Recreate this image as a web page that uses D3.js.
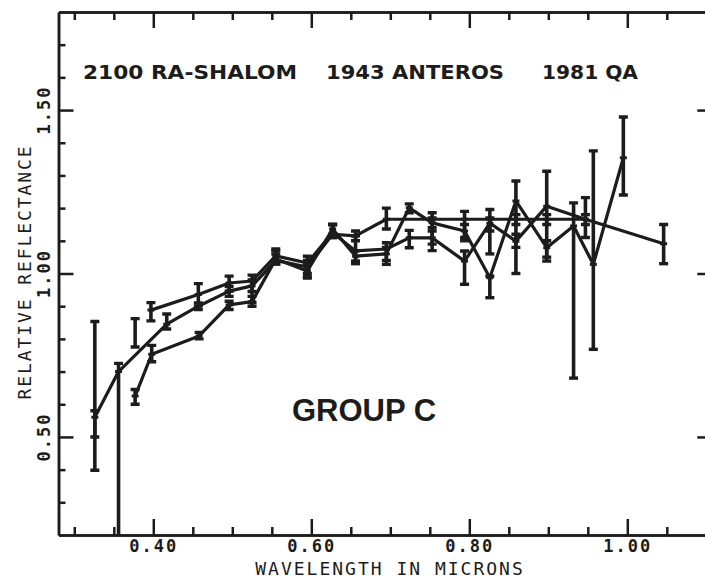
<!DOCTYPE html>
<html>
<head>
<meta charset="utf-8">
<script src="https://cdn.jsdelivr.net/npm/d3@7"></script>
<style>
  body { margin: 0; background: #fff; }
  svg { display: block; }
</style>
</head>
<body>
<div id="chart"></div>
<script>
'use strict';

// spectra (wavelength in microns, relative reflectance, error bar ends)
const waveA = [0.326, 0.356, 0.417, 0.457, 0.496, 0.525, 0.555, 0.595, 0.627, 0.656, 0.695, 0.753, 0.794, 0.826, 0.859, 0.898, 0.947, 1.046];
const valueA = [0.56, 0.70, 0.845, 0.90, 0.946, 0.962, 1.04, 1.02, 1.12, 1.115, 1.166, 1.166, 1.166, 1.166, 1.166, 1.166, 1.166, 1.091];
const lowA = [0.50, 0.15, 0.83, 0.89, 0.93, 0.945, 1.03, 1.00, 1.11, 1.10, 1.136, 1.07, 1.10, 1.06, 1.15, 1.15, 1.11, 1.03];
const highA = [0.58, 0.725, 0.876, 0.91, 0.96, 0.98, 1.07, 1.04, 1.15, 1.13, 1.20, 1.186, 1.19, 1.196, 1.18, 1.18, 1.232, 1.15];

const waveB = [0.397, 0.457, 0.496, 0.525, 0.555, 0.595, 0.627, 0.656, 0.695, 0.724, 0.753, 0.794, 0.826, 0.859, 0.898, 0.947];
const valueB = [0.888, 0.936, 0.971, 0.977, 1.054, 1.032, 1.125, 1.069, 1.075, 1.109, 1.109, 1.038, 1.154, 1.099, 1.206, 1.166];
const lowB = [0.855, 0.901, 0.946, 0.911, 1.029, 0.986, 1.11, 1.038, 1.028, 1.079, 1.09, 0.967, 1.13, 1.08, 1.038, 1.15];
const highB = [0.911, 0.969, 0.992, 0.995, 1.075, 1.053, 1.15, 1.115, 1.094, 1.132, 1.13, 1.069, 1.17, 1.12, 1.313, 1.18];

const waveC = [0.377, 0.398, 0.458, 0.496, 0.525, 0.555, 0.595, 0.627, 0.656, 0.695, 0.724, 0.753, 0.794, 0.826, 0.859, 0.898, 0.932, 0.957, 0.995];
const valueC = [0.625, 0.753, 0.809, 0.904, 0.914, 1.044, 1.008, 1.136, 1.053, 1.06, 1.201, 1.155, 1.13, 0.987, 1.222, 1.079, 1.145, 1.028, 1.354];
const lowC = [0.60, 0.73, 0.80, 0.89, 0.90, 1.03, 0.99, 1.12, 1.03, 1.04, 1.186, 1.14, 1.11, 0.926, 1.0, 1.05, 0.68, 0.768, 1.24];
const highC = [0.645, 0.78, 0.82, 0.915, 0.93, 1.06, 1.03, 1.15, 1.07, 1.08, 1.213, 1.17, 1.15, 0.992, 1.283, 1.10, 1.216, 1.375, 1.479];

// error bars that have no connecting line
const looseWave = [0.326, 0.377];
const looseLow = [0.398, 0.775];
const looseHigh = [0.853, 0.862];

const titleParts = ['2100 RA-SHALOM', '1943 ANTEROS', '1981 QA'];
const xMajorTicks = [0.40, 0.60, 0.80, 1.00];
const xMinorTicks = [0.30, 0.35, 0.45, 0.50, 0.55, 0.65, 0.70, 0.75, 0.85, 0.90, 0.95, 1.05];
const yMajorTicks = [0.50, 1.00, 1.50];
const yMinorTicks = [0.30, 0.40, 0.60, 0.70, 0.80, 0.90, 1.10, 1.20, 1.30, 1.40, 1.60, 1.70];

const ink = '#1c1c1c';
const monoFont = '"DejaVu Sans Mono", "Liberation Mono", monospace';

const width = 705;
const height = 580;
const plot = { left: 58.5, right: 706.3, top: 12, bottom: 535 };

const svg = d3.select('#chart')
    .append('svg')
    .attr('width', width)
    .attr('height', height);

const xScale = d3.scaleLinear()
    .domain([0.28, 1.10])
    .range([plot.left, plot.right]);

const yScale = d3.scaleLinear()
    .domain([0.2, 1.8])
    .range([plot.bottom, plot.top]);

svg.append('defs')
    .append('clipPath')
    .attr('id', 'plot-clip')
    .append('rect')
    .attr('x', plot.left)
    .attr('y', plot.top)
    .attr('width', plot.right - plot.left)
    .attr('height', plot.bottom - plot.top);

// axes, ticks all point inward
function styleAxis(g) {
    g.selectAll('path.domain').attr('stroke', ink).attr('stroke-width', 2.5);
    g.selectAll('.tick line').attr('stroke', ink).attr('stroke-width', 2.5);
    g.selectAll('.tick text')
        .attr('fill', ink)
        .attr('font-family', monoFont)
        .attr('font-weight', 700)
        .attr('font-size', 17)
        .attr('letter-spacing', 2);
}

svg.append('g')
    .attr('transform', `translate(0,${plot.bottom})`)
    .call(d3.axisBottom(xScale).tickValues(xMinorTicks).tickSize(-8).tickSizeOuter(0).tickFormat(''))
    .call(styleAxis);

svg.append('g')
    .attr('transform', `translate(0,${plot.bottom})`)
    .call(d3.axisBottom(xScale).tickValues(xMajorTicks).tickSize(-16).tickSizeOuter(0)
        .tickPadding(5).tickFormat(d3.format('.2f')))
    .call(styleAxis);

svg.append('g')
    .attr('transform', `translate(0,${plot.top})`)
    .call(d3.axisTop(xScale).tickValues(xMinorTicks).tickSize(-8).tickSizeOuter(0).tickFormat(''))
    .call(styleAxis);

svg.append('g')
    .attr('transform', `translate(0,${plot.top})`)
    .call(d3.axisTop(xScale).tickValues(xMajorTicks).tickSize(-16).tickSizeOuter(0).tickFormat(''))
    .call(styleAxis);

svg.append('g')
    .attr('transform', `translate(${plot.left},0)`)
    .call(d3.axisLeft(yScale).tickValues(yMinorTicks).tickSize(-7).tickSizeOuter(0).tickFormat(''))
    .call(styleAxis);

svg.append('g')
    .attr('transform', `translate(${plot.left},0)`)
    .call(d3.axisLeft(yScale).tickValues(yMajorTicks).tickSize(-15).tickSizeOuter(0).tickFormat(''))
    .call(styleAxis);

svg.append('g')
    .attr('transform', `translate(${plot.right},0)`)
    .call(d3.axisRight(yScale).tickValues(yMajorTicks).tickSize(-9).tickSizeOuter(0).tickFormat(''))
    .call(styleAxis);

// rotated y tick labels
svg.append('g')
    .selectAll('text')
    .data(yMajorTicks)
    .join('text')
    .attr('transform', function (d) {
        return `translate(50,${yScale(d)}) rotate(-90)`;
    })
    .attr('text-anchor', 'middle')
    .attr('fill', ink)
    .attr('font-family', monoFont)
    .attr('font-weight', 700)
    .attr('font-size', 17)
    .attr('letter-spacing', 2)
    .text(d3.format('.2f'));

svg.append('text')
    .attr('x', 390)
    .attr('y', 575)
    .attr('text-anchor', 'middle')
    .attr('fill', ink)
    .attr('font-family', monoFont)
    .attr('font-size', 18)
    .attr('letter-spacing', 2)
    .text('WAVELENGTH IN MICRONS');

svg.append('text')
    .attr('transform', 'translate(31,272) rotate(-90)')
    .attr('text-anchor', 'middle')
    .attr('fill', ink)
    .attr('font-family', monoFont)
    .attr('font-size', 18)
    .attr('letter-spacing', 1.9)
    .text('RELATIVE REFLECTANCE');

// title row with the three asteroid names
const titleX = [83, 326, 542];
const titleW = [214, 178, 96];
svg.append('g')
    .selectAll('text')
    .data(titleParts)
    .join('text')
    .attr('x', function (d, i) { return titleX[i]; })
    .attr('y', 79)
    .attr('textLength', function (d, i) { return titleW[i]; })
    .attr('lengthAdjust', 'spacingAndGlyphs')
    .attr('fill', ink)
    .attr('font-family', '"DejaVu Sans", sans-serif')
    .attr('font-weight', 900)
    .attr('font-size', 20)
    .text(function (d) { return d; });

svg.append('text')
    .attr('x', 364)
    .attr('y', 421)
    .attr('text-anchor', 'middle')
    .attr('fill', ink)
    .attr('font-family', '"Liberation Sans", Arial, sans-serif')
    .attr('font-weight', 700)
    .attr('font-size', 31)
    .text('GROUP C');

// build point lists per spectrum
function makeSeries(waves, values, lows, highs) {
    return waves.map(function (w, i) {
        return { wave: w, value: values[i], low: lows[i], high: highs[i] };
    });
}

const spectra = [
    makeSeries(waveA, valueA, lowA, highA),
    makeSeries(waveB, valueB, lowB, highB),
    makeSeries(waveC, valueC, lowC, highC)
];

const loosePoints = looseWave.map(function (w, i) {
    return { wave: w, low: looseLow[i], high: looseHigh[i] };
});

const dataLayer = svg.append('g').attr('clip-path', 'url(#plot-clip)');

const lineGen = d3.line()
    .x(function (d) { return xScale(d.wave); })
    .y(function (d) { return yScale(d.value); });

dataLayer.selectAll('path.spectrum')
    .data(spectra)
    .join('path')
    .attr('class', 'spectrum')
    .attr('fill', 'none')
    .attr('stroke', ink)
    .attr('stroke-width', 3.2)
    .attr('stroke-linejoin', 'round')
    .attr('d', lineGen);

const allBars = spectra.flat().concat(loosePoints);

const bars = dataLayer.selectAll('g.bar')
    .data(allBars)
    .join('g')
    .attr('class', 'bar')
    .attr('stroke', ink);

bars.append('line')
    .attr('x1', function (d) { return xScale(d.wave); })
    .attr('x2', function (d) { return xScale(d.wave); })
    .attr('y1', function (d) { return yScale(d.low); })
    .attr('y2', function (d) { return yScale(d.high); })
    .attr('stroke-width', 3.6);

// caps at both ends of each bar
['low', 'high'].forEach(function (end) {
    bars.append('line')
        .attr('x1', function (d) { return xScale(d.wave) - 4.5; })
        .attr('x2', function (d) { return xScale(d.wave) + 4.5; })
        .attr('y1', function (d) { return yScale(d[end]); })
        .attr('y2', function (d) { return yScale(d[end]); })
        .attr('stroke-width', 3.4);
});

// small mark at the measured value
bars.filter(function (d) { return d.value !== undefined; })
    .append('line')
    .attr('x1', function (d) { return xScale(d.wave) - 3.5; })
    .attr('x2', function (d) { return xScale(d.wave) + 3.5; })
    .attr('y1', function (d) { return yScale(d.value); })
    .attr('y2', function (d) { return yScale(d.value); })
    .attr('stroke-width', 3);
</script>
</body>
</html>
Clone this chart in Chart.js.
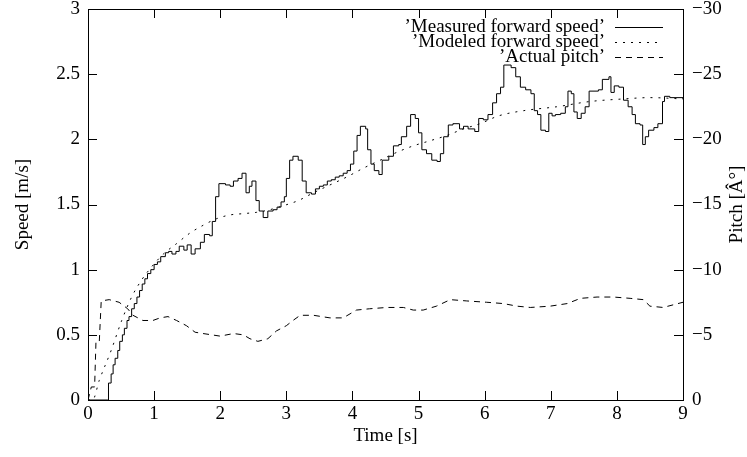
<!DOCTYPE html>
<html>
<head>
<meta charset="utf-8">
<script src="https://cdn.jsdelivr.net/npm/chart.js@4.4.1/dist/chart.umd.min.js"></script>
<style>
  body { margin: 0; background: #fff; }
  canvas { display: block; }
</style>
</head>
<body>
<canvas id="chart" width="747" height="457"></canvas>
<script>
// series names as in the gnuplot key
const seriesLabels = ["\u2019Measured forward speed\u2019", "\u2019Modeled forward speed\u2019", "\u2019Actual pitch\u2019"];

// measured speed, stepped (time [s], speed [m/s])
const measuredTime = [0, 0.30, 0.31, 0.35, 0.38, 0.41, 0.45, 0.48, 0.52, 0.55, 0.59, 0.62, 0.66, 0.70, 0.74, 0.78, 0.82, 0.86, 0.90, 0.95,
  1.00, 1.05, 1.10, 1.17, 1.22, 1.27, 1.33, 1.38, 1.45, 1.50, 1.56, 1.62, 1.70, 1.76, 1.84, 1.88, 1.93, 1.98, 2.08, 2.15,
  2.20, 2.27, 2.33, 2.39, 2.44, 2.48, 2.54, 2.59, 2.65, 2.72, 2.80, 2.86, 2.92, 2.97, 3.00, 3.05, 3.10, 3.18, 3.24, 3.30,
  3.38, 3.44, 3.50, 3.56, 3.62, 3.68, 3.74, 3.80, 3.86, 3.92, 3.97, 4.02, 4.07, 4.12, 4.20, 4.23, 4.28, 4.33, 4.40, 4.45,
  4.55, 4.62, 4.70, 4.74, 4.82, 4.88, 4.95, 5.00, 5.05, 5.12, 5.20, 5.28, 5.33, 5.38, 5.45, 5.52, 5.62, 5.68, 5.75, 5.85,
  5.91, 5.98, 6.05, 6.12, 6.18, 6.24, 6.29, 6.40, 6.47, 6.54, 6.62, 6.70, 6.75, 6.80, 6.85, 6.92, 6.97, 7.02, 7.07, 7.15,
  7.22, 7.26, 7.31, 7.35, 7.40, 7.46, 7.52, 7.58, 7.72, 7.78, 7.88, 7.91, 7.96, 8.03, 8.10, 8.17, 8.23, 8.28, 8.35, 8.39,
  8.43, 8.48, 8.56, 8.62, 8.69, 8.72, 8.80, 9.00];
const measuredSpeed = [0, 0, 0.13, 0.20, 0.27, 0.32, 0.38, 0.45, 0.50, 0.55, 0.61, 0.64, 0.70, 0.74, 0.79, 0.84, 0.89, 0.93, 0.97, 1.00,
  1.04, 1.06, 1.10, 1.13, 1.14, 1.12, 1.14, 1.18, 1.15, 1.19, 1.12, 1.16, 1.21, 1.27, 1.26, 1.37, 1.56, 1.66, 1.65, 1.64,
  1.68, 1.70, 1.74, 1.59, 1.64, 1.68, 1.53, 1.45, 1.40, 1.45, 1.46, 1.48, 1.52, 1.56, 1.70, 1.84, 1.87, 1.84, 1.68, 1.59,
  1.58, 1.62, 1.64, 1.65, 1.68, 1.69, 1.71, 1.72, 1.74, 1.76, 1.81, 1.91, 2.03, 2.10, 2.08, 1.92, 1.81, 1.76, 1.73, 1.84,
  1.87, 1.95, 1.96, 2.02, 2.10, 2.19, 2.16, 2.05, 1.92, 1.89, 1.84, 1.83, 1.89, 2.02, 2.11, 2.12, 2.08, 2.10, 2.08, 2.06,
  2.16, 2.15, 2.19, 2.28, 2.35, 2.40, 2.57, 2.55, 2.48, 2.40, 2.38, 2.35, 2.22, 2.19, 2.07, 2.06, 2.20, 2.18, 2.19, 2.20,
  2.25, 2.37, 2.35, 2.21, 2.16, 2.20, 2.25, 2.37, 2.38, 2.46, 2.48, 2.36, 2.41, 2.40, 2.30, 2.25, 2.19, 2.12, 2.11, 1.96,
  2.02, 2.07, 2.09, 2.12, 2.29, 2.33, 2.32, 2.31];

// modeled speed (time [s], speed [m/s])
const modelTime = [0, 0.07, 0.17, 0.35, 0.51, 0.66, 0.81, 0.96, 1.14, 1.34, 1.54, 1.74, 1.94, 2.15, 2.35, 2.55, 2.75, 2.95, 3.18, 3.41,
  3.66, 3.91, 4.17, 4.42, 4.67, 4.92, 5.18, 5.43, 5.68, 5.93, 6.21, 6.59, 7.09, 7.59, 8.10, 8.50, 9.00];
const modelSpeed = [0, 0, 0.15, 0.38, 0.61, 0.79, 0.92, 1.02, 1.12, 1.20, 1.28, 1.34, 1.39, 1.42, 1.43, 1.44, 1.46, 1.49, 1.53, 1.59,
  1.65, 1.71, 1.78, 1.84, 1.90, 1.95, 1.99, 2.03, 2.08, 2.12, 2.18, 2.22, 2.25, 2.29, 2.31, 2.32, 2.31];

// actual pitch (time [s], pitch [deg], right axis)
const pitchTime = [0, 0.05, 0.10, 0.12, 0.17, 0.20, 0.32, 0.47, 0.60, 0.68, 0.83, 0.98, 1.09, 1.21, 1.34, 1.49, 1.62, 1.74, 2.00, 2.20,
  2.35, 2.45, 2.57, 2.72, 2.85, 3.00, 3.10, 3.21, 3.41, 3.66, 3.86, 4.06, 4.26, 4.52, 4.77, 4.92, 5.07, 5.27, 5.48, 5.73,
  6.03, 6.28, 6.49, 6.69, 6.99, 7.25, 7.45, 7.70, 7.95, 8.20, 8.40, 8.50, 8.70, 9.00];
const pitchDeg = [0, -1.0, -1.0, -4.4, -4.4, -7.6, -7.7, -7.5, -7.0, -6.5, -6.1, -6.1, -6.3, -6.4, -6.1, -5.7, -5.2, -5.1, -4.9, -5.1,
  -5.0, -4.7, -4.5, -4.7, -5.3, -5.7, -6.1, -6.5, -6.5, -6.3, -6.3, -6.9, -7.0, -7.1, -7.1, -6.9, -6.9, -7.2, -7.7, -7.6,
  -7.5, -7.4, -7.2, -7.1, -7.2, -7.4, -7.8, -7.9, -7.9, -7.8, -7.7, -7.2, -7.1, -7.5];

// tick labels
const timeTicks = [0, 1, 2, 3, 4, 5, 6, 7, 8, 9];
const speedTicks = [0, 0.5, 1, 1.5, 2, 2.5, 3];
const pitchTicks = [-30, -25, -20, -15, -10, -5, 0];

const xTitle = "Time [s]";
const yTitle = "Speed [m/s]";
const y2Title = "Pitch [\u00c2\u00b0]";

const FONT = "'Liberation Serif', 'Times New Roman', serif";
Chart.defaults.font.family = FONT;
Chart.defaults.font.size = 19;
Chart.defaults.color = "#000";

function toPoints(xs, ys) {
  return xs.map((x, i) => ({ x: x, y: ys[i] }));
}

// gnuplot-like frame: box, inward ticks, key and right-hand label
const framePlugin = {
  id: "frame",
  afterDraw(chart) {
    const { ctx, chartArea: a, scales } = chart;
    ctx.save();
    ctx.strokeStyle = "#000";
    ctx.lineWidth = 1;
    ctx.setLineDash([]);
    ctx.strokeRect(Math.round(a.left) + 0.5, Math.round(a.top) + 0.5, Math.round(a.right - a.left), Math.round(a.bottom - a.top));

    const tl = 9;
    ctx.beginPath();
    timeTicks.forEach((v) => {
      const px = Math.round(scales.x.getPixelForValue(v)) + 0.5;
      ctx.moveTo(px, a.bottom); ctx.lineTo(px, a.bottom - tl);
      ctx.moveTo(px, a.top); ctx.lineTo(px, a.top + tl);
    });
    speedTicks.forEach((v) => {
      const py = Math.round(scales.y.getPixelForValue(v)) + 0.5;
      ctx.moveTo(a.left, py); ctx.lineTo(a.left + tl, py);
    });
    pitchTicks.forEach((v) => {
      const py = Math.round(scales.y1.getPixelForValue(v)) + 0.5;
      ctx.moveTo(a.right, py); ctx.lineTo(a.right - tl, py);
    });
    ctx.stroke();

    // key
    ctx.font = "19px " + FONT;
    ctx.fillStyle = "#000";
    ctx.textAlign = "right";
    ctx.textBaseline = "middle";
    chart.data.datasets.forEach((ds, i) => {
      const y = 27 + 15 * i;
      ctx.fillText(ds.label, 605, y);
      ctx.beginPath();
      ctx.setLineDash(ds.borderDash || []);
      ctx.moveTo(615, y + 0.5);
      ctx.lineTo(663, y + 0.5);
      ctx.stroke();
    });
    ctx.setLineDash([]);

    // right axis title, reading bottom to top
    ctx.translate(737, (a.top + a.bottom) / 2);
    ctx.rotate(-Math.PI / 2);
    ctx.textAlign = "center";
    ctx.fillText(y2Title, 0, 0);
    ctx.restore();
  },
};

function fixWidth(w) {
  return (s) => { s.width = w; s.paddingTop = 0; s.paddingBottom = 0; };
}

new Chart(document.getElementById("chart"), {
  type: "line",
  data: {
    datasets: [
      {
        label: seriesLabels[0],
        data: toPoints(measuredTime, measuredSpeed),
        stepped: true,
        borderColor: "#000",
        borderWidth: 1,
        pointRadius: 0,
        yAxisID: "y",
      },
      {
        label: seriesLabels[1],
        data: toPoints(modelTime, modelSpeed),
        borderColor: "#000",
        borderWidth: 1,
        borderDash: [2, 6],
        pointRadius: 0,
        cubicInterpolationMode: "monotone",
        yAxisID: "y",
      },
      {
        label: seriesLabels[2],
        data: toPoints(pitchTime, pitchDeg),
        borderColor: "#000",
        borderWidth: 1,
        borderDash: [6, 5],
        pointRadius: 0,
        yAxisID: "y1",
      },
    ],
  },
  options: {
    responsive: false,
    animation: false,
    layout: { padding: { top: 9, left: 0, right: 0, bottom: 0 } },
    plugins: { legend: { display: false }, tooltip: { enabled: false } },
    scales: {
      x: {
        type: "linear",
        min: 0,
        max: 9,
        afterBuildTicks: (s) => { s.ticks = timeTicks.map((v) => ({ value: v })); },
        afterFit: (s) => { s.height = 57; s.paddingLeft = 0; s.paddingRight = 0; },
        grid: { display: false, drawTicks: false, tickLength: 0 },
        border: { display: false },
        ticks: { padding: 3, maxRotation: 0, callback: (v) => String(v) },
        title: { display: true, text: xTitle, padding: { top: 0, bottom: 10 } },
      },
      y: {
        position: "left",
        min: 0,
        max: 3,
        afterBuildTicks: (s) => { s.ticks = speedTicks.map((v) => ({ value: v })); },
        afterFit: fixWidth(88),
        grid: { display: false, drawTicks: false, tickLength: 0 },
        border: { display: false },
        ticks: { padding: 8, callback: (v) => String(v) },
        title: { display: true, text: yTitle, padding: { top: 12, bottom: 0 } },
      },
      y1: {
        position: "right",
        min: -30,
        max: 0,
        reverse: true,
        afterBuildTicks: (s) => { s.ticks = pitchTicks.map((v) => ({ value: v })); },
        afterFit: fixWidth(64),
        grid: { display: false, drawTicks: false, tickLength: 0 },
        border: { display: false },
        ticks: { padding: 9, callback: (v) => String(v).replace("-", "\u2212") },
      },
    },
  },
  plugins: [framePlugin],
});
</script>
</body>
</html>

***

* To be done: From the material given, work out how many lines hold the string "this"; state that number and nothing further.

* Task response: 2